Before the benches emptied and the blowout took shape, tension fermented inside Michigan Stadium. As the Wolverines’ offense jogged off the field after a fruitless opening drive against Western Michigan on Saturday, boos rained down onto the field.

Fans had just seen Michigan shoot itself in the foot yet again. This time, a timeout followed by a false start penalty just 40 seconds into the game led to a conservative, discombobulated series for the Wolverines’ offense. Last week, it was the offensive line’s litany of mistakes that allowed Michigan to score only one offensive touchdown at then-No. 12 Notre Dame.

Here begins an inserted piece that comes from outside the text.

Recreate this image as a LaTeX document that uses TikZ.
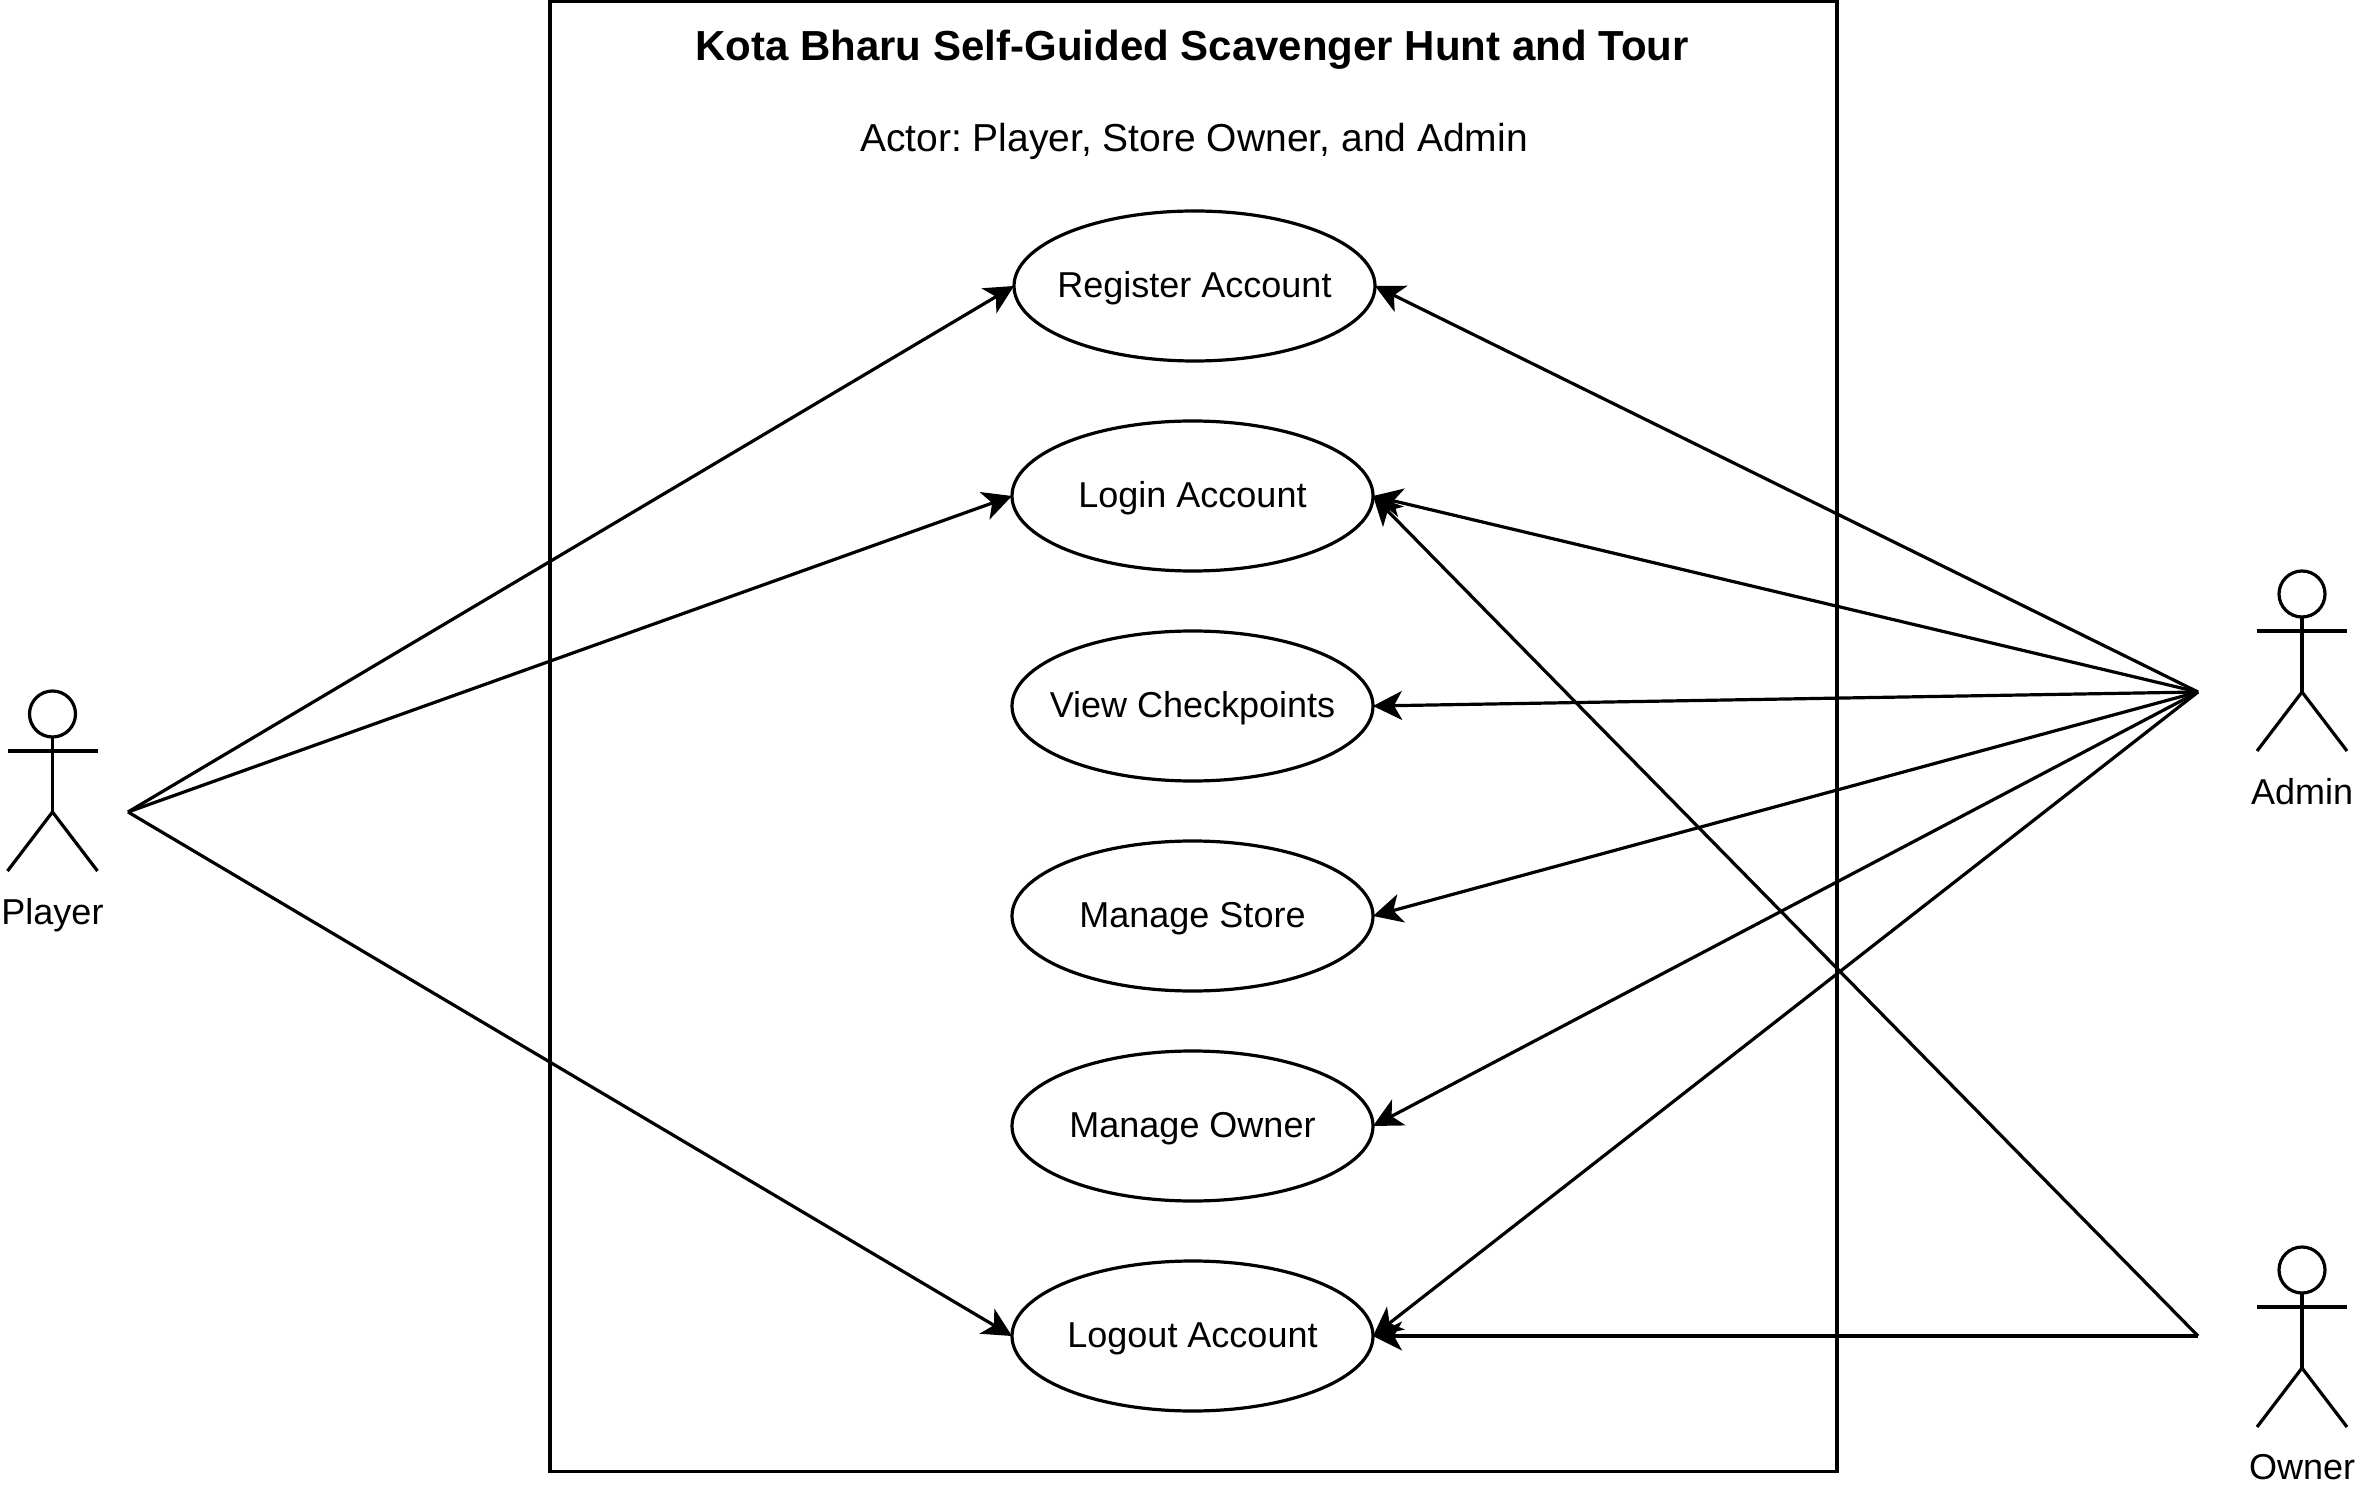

The boo birds were hasty — patience has never been a hallmark of any college football fanbase. But they weren’t completely baseless.

Everyone has heard the Wolverines’ unseemly stats. A 9-9 record dating back to November of 2016. Zero wins in their last four games. Another loss to a rival.

“There was a feeling everyone wanted to get rid of (this week),” said Michigan coach Jim Harbaugh.

Much of that has been tied to Michigan’s offensive struggles, which were well summarized during its first five plays from scrimmage. The penalty, confusion and boos made that quite clear.

But what happened the rest of the game should inspire much needed confidence in the Wolverines. Michigan dominated with 49 points, 451 yards of total offense, a touchdown catch by wide receiver — something that hadn’t occurred in exactly 364 days — and then two more.

“There were a lot of questions about our offense, and I think we put a close to that today,” said senior running back Karan Higdon. “… I think it’s a great kickstart for us.”

So how did the Wolverines’ offense improve so much in one week? Well, the opponent certainly matters. The Broncos’ front seven is not close to as talented or physically dominant as that of Notre Dame.

But it also goes back to that emotion of losing — a pain that Harbaugh says hurts both his “mind and body.” You can bet he expects his players to feel the same way, and thus began a hyper-focused week of practice.

“Notre Dame punched us in the mouth because we were laughing and taking everything for granted,” said junior running back Chris Evans. “But this week we were a lot more focused.

“We’re not allowing all those smiles no more. We’re strictly business unless we’re outside the lines after practice.”

In his post-game press conference, Harbaugh also mentioned he noticed none of his players “flinching” or “asking to come out” during 90-plus degree practices on Tuesday and Wednesday. It’s all a cliché — “a good week of practice” is almost always coach-speak.  Still, last week’s loss seems to have genuinely sparked the Wolverines, just as it should have.

“I just think the expectation we have for ourselves and then meeting something else with the loss to Notre Dame, it was a little different this time,” said fifth-year senior defensive end Chase Winovich. “We knew we had to get it out, and we knew this was the week.”

A win wasn’t all that was necessary, however. Michigan needed a dominant performance — something to temporarily reverse the negative narrative that’s justly surrounded the program’s recent performances. And for the first time in nearly two seasons, the Wolverines finally got their domineering rout.

“It feels good (to win like that),” Winovich said. “Coach Harbaugh used to say to us last year — he hasn’t said it in a while — ‘It doesn’t have to be close. You don’t have to keep people in the game, there’s no rule that says we have to.’ ”

Immense pressure is a reality at Michigan. Losing, even in season-openers on the road, only amplifies that burden. Some national pundits suggested last week was the beginning of the end for Harbaugh in Ann Arbor. Even University President Mark Schlissel, for the first time in his tenure, answered questions about the coach’s job security on Wednesday.

But on Saturday, the Wolverines quieted that noise and those boo birds by thrashing Western Michigan. Finally, Michigan can take its breath.

“Obviously, there are a lot of people talking about us — Michigan’s always a hot topic,” Higdon said. “I think we took that today and threw it back.”